Joanne Dugan: Multiples and Meditations
I had the pleasure of sharing a meal with Joanne Dugan when she visited Los Angeles recently and enjoyed discussing her approach to photography. Joanne is an artist who uses photographic materials and processes to create art. Some years ago, the New York Times wrote about about her practice: “As a fine artist, I only work in analog. To me, photography is film, and the alchemy of silver and light and chemicals is still really important.” And like analog photographs themselves, her “Turning Point” series was born in the dark. Dugan began the project in the aftermath of Hurricane Sandy, while she was sitting in her apartment at the edge of the blackout grid — the view out front was lit, but out to the sides it was dark. “There was an odd peacefulness that that came over me as I roamed around the city in a state of wonder,” she says. “I had this epiphany that it is okay to turn my lens only to the light itself, rather than the subjects.” The fragility of light became her focus as she traveled the city, often by bike, layering her images with up to 20 multiple exposures. “The work is an homage to the traditional process,” she says, “but brings a modern viewpoint.”
She has had a decades long commitment to the darkroom, and her projects, Meditations, Multiples, Series 2 and Turning Point, all speak to the meditative state of the darkroom to create unique one-of-a-kind collages.
Joanne’s work is currently in the exhibition, Fundamentals, at the Black Box Gallery in London, running through October 19th.The exhibition brings together the work of nine international contemporary artists who apply historic photographic techniques to create innovative and unique artworks. The artists, many of whom work with handmade cameras, modified cameras, or no camera at all, are unified by their dedication to exploring the processes of the past and discovering novel approaches to factoring them into their practice, while redefining the very root of what photography can be.

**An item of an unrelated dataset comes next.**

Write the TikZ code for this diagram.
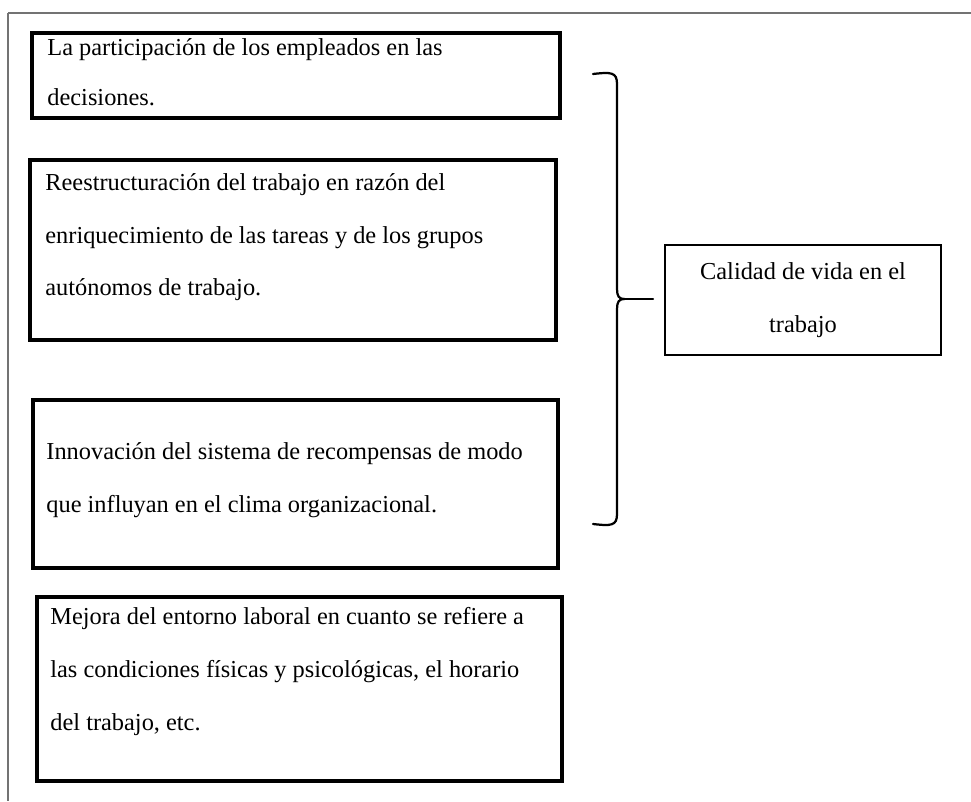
\documentclass[tikz,border=0pt]{standalone}
\usepackage{fontspec}
\setmainfont{Liberation Serif}
\usetikzlibrary{positioning}
\usetikzlibrary{fit}

\tikzset{
  box/.style={draw=black, line width=1.5pt, inner sep=0pt},
  txt/.style={align=left, font=\fontsize{12}{26}\selectfont, inner sep=0pt, anchor=base west},
  resbox/.style={draw=black, line width=1.2pt, align=center, font=\fontsize{12}{26}\selectfont,
                 minimum width=136pt, minimum height=54pt, inner sep=0pt},
  brace/.style={line width=1.1pt, line cap=round},
  frame/.style={draw=black!55, line width=0.6pt}
}

\begin{document}
\begin{tikzpicture}[x=0.4925pt, y=-0.4925pt]
    \useasboundingbox (0,0) rectangle (971,801);

    % page frame (top and left only)
    \draw[frame, line width=0.9pt] (971,13) -- (8,13);
    \draw[frame] (8,13) -- (8,801);

    % Left column -- 4 boxes, text anchored at last baseline
    \node[box, fit={(32,33) (560,118)}] (b1) {};
    \node[txt, font=\fontsize{12}{25}\selectfont] (t1) at (47,106) {La participación de los empleados en las\\decisiones.};

    \node[box, fit={(30,160) (556,340)}] (b2) {};
    \node[txt] (t2) at (45,296) {Reestructuración del trabajo en razón del\\enriquecimiento de las tareas y de los grupos\\autónomos de trabajo.};

    \node[box, fit={(33,400) (558,568)}] (b3) {};
    \node[txt] (t3) at (46,512) {Innovación del sistema de recompensas de modo\\que influyan en el clima organizacional.};

    \node[box, line width=1.8pt, fit={(37,597) (562,781)}] (b4) {};
    \node[txt] (t4) at (50,730) {Mejora del entorno laboral en cuanto se refiere a\\las condiciones físicas y psicológicas, el horario\\del trabajo, etc.};

    % Result box
    \node[resbox] (calidad) at (803,300) {Calidad de vida en el\\trabajo};

    % Brace grouping the four boxes
    \coordinate (cusp) at (624,299);
    \coordinate (tickend) at (653,299);
    \draw[brace] (593,74) .. controls (611,72) and (617,72) .. (617,84) -- (617,289)
        .. controls (617,296) and (619,299) .. (cusp)
        .. controls (619,299) and (617,302) .. (617,309) -- (617,514)
        .. controls (617,526) and (611,526) .. (593,524);
    \draw[brace] (cusp) -- (tickend);
\end{tikzpicture}
\end{document}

I use traditional analog photographic materials in unconventional ways to create multi-image works that explore photographs as three-dimensional, contemplative objects. The darkroom is a key component in the process, often serving as both light source and output device. I am currently informed by the tradition in various spiritual disciplines of using visual aids to deepen awareness, including the Tantric yantra (a form of mystical diagram). My works are meant to represent various states of mindfulness and consciousness, with the goal of engaging the viewer in a state of quiet contemplation. Each piece is a visual meditation, highly informed by my own sitting practice. – Joanne Dugan
Joanne Dugan is a visual artist who lives and works in New York City.
Her current practice involves the experimental use of traditional silver-based analog materials and technology to explore photography as a three-dimensional, physical medium. Her unique-image works utilize intricate, repetitive hand-cutting and painting techniques, chemical alterations and vintage equipment to pay homage to the physical limitations and opportunities found in analog methods, while also exploring the potential for creating works informed by mindfulness practices. Each piece is fully rendered by hand, slowly.
Joanne’s works have been exhibited in the United States, Germany, Amsterdam and Japan. They are part of many public and private collections and have been featured in The New York Times T Magazine and the Harvard Review. She is represented at the Marlborough Gallery in New York City, the Kopeikin Gallery in Los Angeles and Black Box Projects in London.
As an author, Joanne’s image/text pairings have been published in seven books, including two fine-art monographs. Her limited-edition artist book Mostly True is in the permanent library collections of The J. Paul Getty Museum, The Los Angeles County Museum of Art, The New York Public Library and The George Eastman House. She is the editor of Summertime (Chronicle Books), a hardcover photography book featuring the work 46 emerging and established photographers.
Joanne is a faculty member of the International Center of Photography in New York City and the Fine Arts Work Center in Provincetown, MA. She has taught and lectured about the creative process in numerous institutions across the country. Her studio and darkroom are located in a 19th-century building in Union Square and she lives in Harlem.